"Dever dinheiro a alguém é um factor de risco para a saúde mental", disse uma vez ao Diário de Notícias o psiquiatra Miguel Xavier, director do Programa Nacional para a Saúde Mental . O "c" em "fator" é da minha lavra. E compreendo, dentro do possível, o que o senhor professor doutor quer dizer.

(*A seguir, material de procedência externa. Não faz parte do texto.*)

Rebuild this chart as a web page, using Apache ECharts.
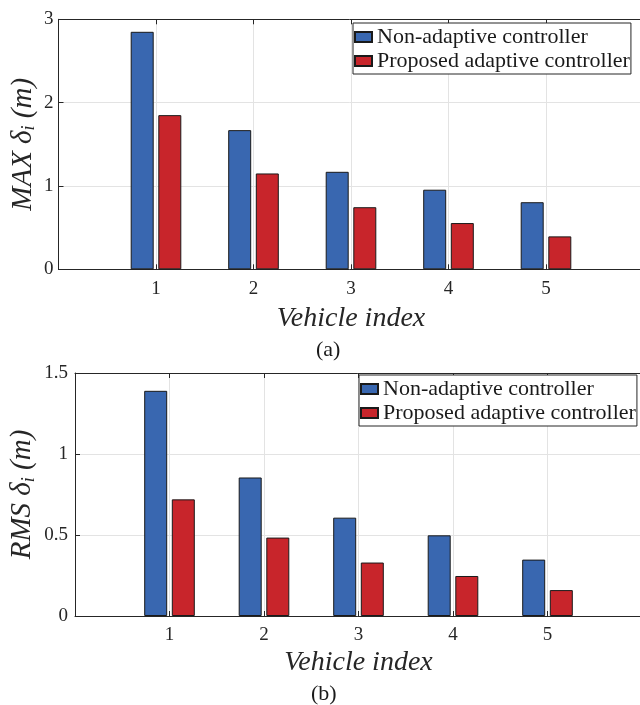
<!DOCTYPE html>
<html>
<head>
<meta charset="utf-8">
<script src="https://cdn.jsdelivr.net/npm/echarts@6/dist/echarts.min.js"></script>
<style>
  html, body { margin: 0; padding: 0; background: #fff; }
  #chart { width: 640px; height: 705px; }
</style>
</head>
<body>
<div id="chart"></div>
<script>
// data
var vehicles = [1, 2, 3, 4, 5];
var maxNonAdaptive = [2.85, 1.67, 1.17, 0.955, 0.805];
var maxAdaptive = [1.85, 1.15, 0.745, 0.555, 0.395];
var rmsNonAdaptive = [1.39, 0.855, 0.607, 0.498, 0.348];
var rmsAdaptive = [0.72, 0.484, 0.33, 0.247, 0.16];
var seriesNames = ['Non-adaptive controller', 'Proposed adaptive controller'];

var chartDom = document.getElementById('chart');
var myChart = echarts.init(chartDom, null, { renderer: 'canvas' });

var serif = 'Liberation Serif';
var frameColor = '#262626';
var blue = '#3967b0';
var red = '#c8252b';

function xAxisFor(gridIndex, gap) {
  return {
    type: 'value', gridIndex: gridIndex, min: 0, max: 6, interval: 1,
    name: 'Vehicle index', nameLocation: 'middle', nameGap: gap,
    nameTextStyle: { fontFamily: serif, fontStyle: 'italic', fontSize: 28, color: '#262626' },
    axisLine: { lineStyle: { color: frameColor, width: 1 } },
    axisTick: { inside: true, length: 5, lineStyle: { color: frameColor } },
    axisLabel: {
      fontFamily: serif, fontSize: 19, color: '#262626', margin: 10,
      formatter: function (v) { return vehicles.indexOf(v) >= 0 ? String(v) : ''; }
    },
    splitLine: { show: true, lineStyle: { color: '#e3e3e3', width: 1 } }
  };
}

function topAxisFor(gridIndex) {
  return {
    type: 'value', gridIndex: gridIndex, position: 'top', min: 0, max: 6, interval: 1,
    axisLine: { show: true, lineStyle: { color: frameColor, width: 1 } },
    axisTick: { inside: true, length: 5, lineStyle: { color: frameColor } },
    axisLabel: { show: false }, splitLine: { show: false }
  };
}

function yAxisFor(gridIndex, max, interval, label, gap, margin) {
  return {
    type: 'value', gridIndex: gridIndex, min: 0, max: max, interval: interval,
    name: label, nameLocation: 'middle', nameGap: gap, nameMoveOverlap: false,
    nameTextStyle: {
      color: '#262626',
      rich: {
        t: { fontFamily: serif, fontStyle: 'italic', fontSize: 29, color: '#262626' },
        s: { fontFamily: serif, fontStyle: 'italic', fontSize: 18, color: '#262626', padding: [13, 0, 0, 0] }
      }
    },
    axisLine: { show: true, lineStyle: { color: frameColor, width: 1 } },
    axisTick: { show: true, inside: true, length: 5, lineStyle: { color: frameColor } },
    axisLabel: { fontFamily: serif, fontSize: 19, color: '#262626', margin: margin },
    splitLine: { show: true, lineStyle: { color: '#e3e3e3', width: 1 } }
  };
}

function barSeries(name, values, color, axisIndex) {
  return {
    name: name, type: 'bar', xAxisIndex: axisIndex, yAxisIndex: axisIndex,
    barWidth: 23, barGap: '20%',
    itemStyle: { color: color, borderColor: '#1a1a1a', borderWidth: 1 },
    data: vehicles.map(function (v, i) { return [v, values[i]]; }),
    z: 3
  };
}

function legendFor(left, top) {
  return {
    orient: 'vertical', left: left, top: top,
    data: seriesNames,
    backgroundColor: '#fff', borderColor: frameColor, borderWidth: 1,
    borderRadius: 0, padding: [3, 1, 2, 1],
    itemWidth: 17, itemHeight: 10, itemGap: 2, itemTextGap: 0,
    icon: 'rect',
    textStyle: { fontFamily: serif, fontSize: 22, color: '#1a1a1a' },
    selectedMode: false
  };
}

var option = {
  animation: false,
  backgroundColor: '#fff',
  grid: [
    { left: 58.5, top: 19.3, width: 585, height: 250, outerBoundsMode: 'none' },
    { left: 75, top: 373, width: 567, height: 243, outerBoundsMode: 'none' }
  ],
  xAxis: [xAxisFor(0, 35), xAxisFor(1, 33), topAxisFor(0), topAxisFor(1)],
  yAxis: [
    yAxisFor(0, 3, 1, '{t|MAX δ}{s|i}{t| (m)}', 20, 5),
    yAxisFor(1, 1.5, 0.5, '{t|RMS δ}{s|i}{t| (m)}', 37, 7)
  ],
  legend: [legendFor(353, 23), legendFor(359, 375)],
  series: [
    barSeries(seriesNames[0], maxNonAdaptive, blue, 0),
    barSeries(seriesNames[1], maxAdaptive, red, 0),
    barSeries(seriesNames[0], rmsNonAdaptive, blue, 1),
    barSeries(seriesNames[1], rmsAdaptive, red, 1)
  ],
  graphic: [
    { type: 'text', left: 316, top: 339, style: { text: '(a)', font: '22px "Liberation Serif"', fill: '#1a1a1a' } },
    { type: 'text', left: 311, top: 683, style: { text: '(b)', font: '22px "Liberation Serif"', fill: '#1a1a1a' } }
  ]
};

myChart.setOption(option);

window.addEventListener('resize', function () {
  myChart.resize();
});
</script>
</body>
</html>
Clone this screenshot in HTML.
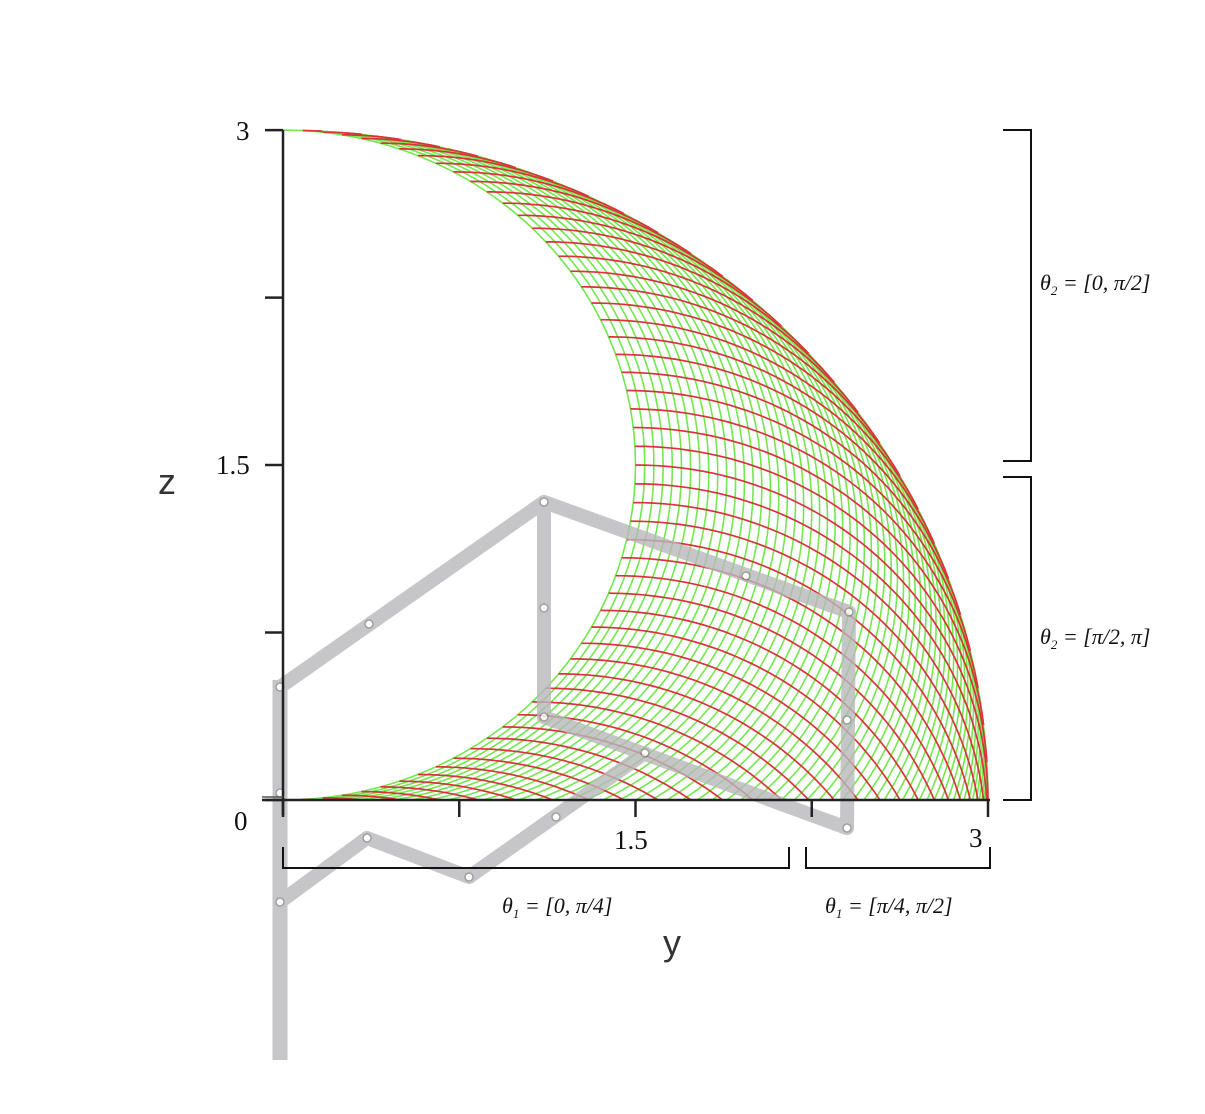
<!DOCTYPE html>
<html><head><meta charset="utf-8"><style>
html,body{margin:0;padding:0;background:#fff;}
svg{display:block;}
.tk{font-family:"Liberation Serif",serif;font-size:27px;fill:#111;}
.lb{font-family:"Liberation Serif",serif;font-style:italic;font-size:22px;fill:#111;}
.ax{font-family:"Liberation Sans",sans-serif;font-size:36px;fill:#333;}
</style></head><body>
<svg id="chart" width="1205" height="1114" viewBox="0 0 1205 1114">
<g id="surface"></g>
<g id="arm" opacity="0.8"></g>
<g id="axes">
<line x1="283" y1="130" x2="283" y2="815" stroke="#222" stroke-width="2.5"/>
<line x1="262" y1="800" x2="990" y2="800" stroke="#222" stroke-width="2.5"/>
<line x1="262" y1="797" x2="283" y2="797" stroke="#555" stroke-width="1.5"/>
</g>
<text class="tk" x="236" y="140">3</text>
<text class="tk" x="216" y="474">1.5</text>
<text class="tk" x="234" y="830">0</text>
<text class="tk" x="614" y="849">1.5</text>
<text class="tk" x="969" y="847">3</text>
<text class="ax" x="158" y="494">z</text>
<text class="ax" x="663" y="955">y</text>
<g fill="none" stroke="#111" stroke-width="2">
<polyline points="1003,130 1031,130 1031,461 1003,461"/>
<polyline points="1003,477 1031,477 1031,800 1003,800"/>
<polyline points="283,847 283,868 789,868 789,847"/>
<polyline points="806,847 806,868 990,868 990,847"/>
</g>
<text class="lb" x="1040" y="290">θ<tspan font-size="13" dy="5">2</tspan><tspan dy="-5"> = [0, π/2]</tspan></text>
<text class="lb" x="1040" y="644">θ<tspan font-size="13" dy="5">2</tspan><tspan dy="-5"> = [π/2, π]</tspan></text>
<text class="lb" x="502" y="913">θ<tspan font-size="13" dy="5">1</tspan><tspan dy="-5"> = [0, π/4]</tspan></text>
<text class="lb" x="825" y="913">θ<tspan font-size="13" dy="5">1</tspan><tspan dy="-5"> = [π/4, π/2]</tspan></text>
</svg>
<script>
const link1 = 1.5, link2 = 1.5;
const theta1Steps = 60;   // green curves: fixed theta1 in [0, pi/2]
const theta2Steps = 56;   // red curves: fixed theta2 in [0, pi]
const zTicks = [0, 0.75, 1.5, 2.25, 3];
const yTicks = [0, 0.75, 1.5, 2.25, 3];
const armJoints = {A:[280,687],B:[369,624],C:[544,502],D:[544,608],E:[544,717],F:[746,576],G:[849,612],H:[847,720],I:[847,828],J:[645,753],K:[556,817],L:[469,877],M:[367,838],N:[280,902],P:[280,793]};
const armLinks = [["A","C"],["C","E"],["C","G"],["G","I"],["E","I"],["J","L"],["L","M"],["M","N"]];

const NS="http://www.w3.org/2000/svg";
const sx = y => 283 + y*235;
const sz = z => 800 - z*223.3;
const surf=document.getElementById('surface');
const axes=document.getElementById('axes');
const endPt=(t1,t2)=>[link1*Math.sin(t1)+link2*Math.sin(t2), link1*Math.cos(t1)+link2*Math.cos(t2)];
function poly(pts,color,w,name){
  const p=document.createElementNS(NS,'polyline');
  p.setAttribute('points',pts.map(q=>sx(q[0]).toFixed(1)+','+sz(q[1]).toFixed(1)).join(' '));
  p.setAttribute('fill','none');p.setAttribute('stroke',color);p.setAttribute('stroke-width',w);
  
  
  surf.appendChild(p);
}
// green: fixed theta1, theta2 from theta1 to pi - theta1
for(let k=0;k<=theta1Steps;k++){
  const t1=k*(Math.PI/2)/theta1Steps;
  const pts=[];
  for(let i=0;i<=70;i++){pts.push(endPt(t1, t1+(Math.PI-2*t1)*i/70));}
  poly(pts,'#72e84c','1.6','theta1-curve');
}
// red: fixed theta2, theta1 from 0 to min(theta2, pi - theta2, pi/2)
for(let k=0;k<=theta2Steps;k++){
  const t2=k*Math.PI/theta2Steps;
  const t1max=Math.min(t2, Math.PI-t2, Math.PI/2);
  if(t1max<=0) continue;
  const pts=[];
  for(let i=0;i<=50;i++){pts.push(endPt(t1max*i/50,t2));}
  poly(pts,'#d9343a','1.7','theta2-curve');
}
zTicks.forEach(v=>{
  const l=document.createElementNS(NS,'line');
  l.setAttribute('x1',265);l.setAttribute('x2',283);l.setAttribute('y1',sz(v));l.setAttribute('y2',sz(v));
  l.setAttribute('stroke','#222');l.setAttribute('stroke-width','2.5');
  
  
  axes.appendChild(l);
});
yTicks.forEach(v=>{
  const l=document.createElementNS(NS,'line');
  l.setAttribute('x1',sx(v));l.setAttribute('x2',sx(v));l.setAttribute('y1',800);l.setAttribute('y2',817);
  l.setAttribute('stroke','#222');l.setAttribute('stroke-width','2.5');
  
  
  axes.appendChild(l);
});
const arm=document.getElementById('arm');
const post=document.createElementNS(NS,'line');
post.setAttribute('x1',280);post.setAttribute('y1',680);post.setAttribute('x2',280);post.setAttribute('y2',1060);
post.setAttribute('stroke','#b8b8bc');post.setAttribute('stroke-width','15');


arm.appendChild(post);
armLinks.forEach(([a,b])=>{
  const l=document.createElementNS(NS,'line');
  l.setAttribute('x1',armJoints[a][0]);l.setAttribute('y1',armJoints[a][1]);
  l.setAttribute('x2',armJoints[b][0]);l.setAttribute('y2',armJoints[b][1]);
  l.setAttribute('stroke','#b8b8bc');l.setAttribute('stroke-width','14');l.setAttribute('stroke-linecap','round');
  
  
  arm.appendChild(l);
});
Object.keys(armJoints).forEach(k=>{
  const c=document.createElementNS(NS,'circle');
  c.setAttribute('cx',armJoints[k][0]);c.setAttribute('cy',armJoints[k][1]);c.setAttribute('r','4');
  c.setAttribute('fill','#fff');c.setAttribute('stroke','#888');c.setAttribute('stroke-width','1.5');
  
  
  arm.appendChild(c);
});
</script>
</body></html>
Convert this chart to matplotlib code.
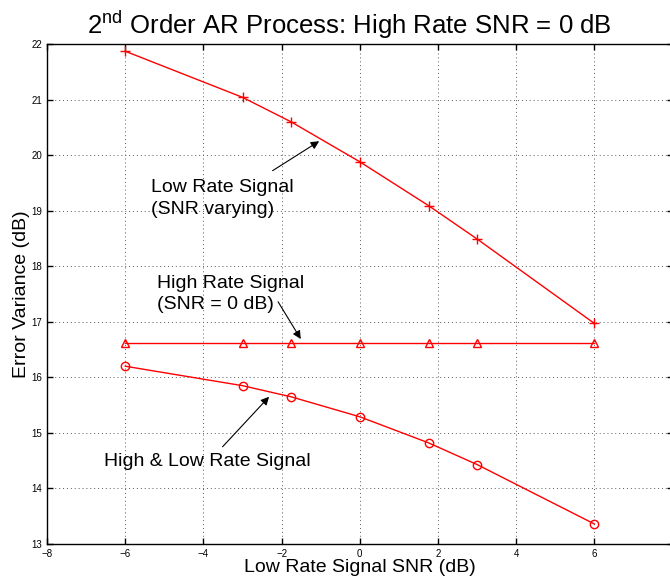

No segundo semestre de 2018 passei por uma crise gravíssima. E
nunca me tinha acontecido semelhante. De repente vi-me atolado em
dívidas. Num dia fiquei a dever doze cêntimos na padaria e no dia
seguinte fiquei a dever cinquenta cêntimos na peixaria. Ainda por cima
devia também dois euros (um mais um) à latinha do Euromilhões no
armário da cozinha, que é para o bacalhau do Natal. O meu nome na praça
andava pelas ruas da amargura. Estava desgraçado e não sabia o que havia
de fazer à minha vida.
Felizmente
Deus é grande, tarda mas não falha, escreve direito por linhas tortas,
está em toda a parte, tudo vê e tudo ouve, ouviu-me, olhou para mim, por
mim, deu-me a mão, a mão do meu Senhor da Galileia, consegui
recompor-me e tenho agora uma vida risonhamente desafogada. Só no
passado fim-de-semana achei dinheiro três vezes: dois cêntimos na
sexta-feira, dois cêntimos no sábado e um cêntimo no domingo.
Evidentemente também me saiu o Euromilhões: quatro euros e noventa e
oito. Vou dar um carro novo à minha mulher.
Joe Berardo também dá razão ao psiquiatra Miguel Xavier, director do Programa Nacional para a Saúde Mental, que diz que "dever dinheiro a alguém é um factor de risco para a saúde mental". Olhemos para Joe Berardo exactamente. Berardo
fez-se milionário sob o alto patrocínio da Caixa Geral de Depósitos.
Sei disto porque ele próprio me contou. A sua primeira poupança foi uma
conta que a mãe lhe abriu na Caixa, em 1962, na Madeira, com dois mil
escudos (dez euros), teria ele então 18 anos. Uma semente. Uma conta
que se manteve aberta e que nunca parou de crescer. Um casamento
frutuoso, posto que de conveniência. O saldo de Berardo na Caixa já ia
aqui atrasado em mais de 280 milhões de euros, realmente uma fortuna, mas de dívida. Joe
Berardo devia ao banco público mais de 280 milhões de euros, que se
soubesse até àquele então, na sequência de empréstimos manhosos que
lhe deram de mão beijada e que ele agora não consegue ou não lhe
apetece pagar. À banca portuguesa em geral, o comendador Berardo deve
quase mil milhões de euros. Uma batelada de massa fortuna de que eu nem faço
ideia. E tudo começou com apenas dois contos. Parece ilusionismo, número
de circo. É por isso que ele se ri tanto e faz pouco do País. Ele é o
homem que conseguiu dar o golpe do baú à Caixa.
Por outro lado, dou
valor ao Berardo. Ele deve aqueles camiões, navios e aviões todos
cheios de dinheiro - só assim é que me oriento -, ri-se olimpicamente e
é um homem rico. Eu não devo um cêntimo a ninguém, ando zangado com a
boa disposição e sou um homem pobre - decerto ando doudo! Bem pregava
frei Tomás: calotai, meus irmãos, calotai a bom calotar, e sereis
felizes para sempre...
P.S. - Publicado originalmente no dia 13 de Abril de 2019. Na mitologia da Roma antiga, hoje, 11 de Junho, é Dia de Fortuna, deusa da prosperidade, de sortes e azares.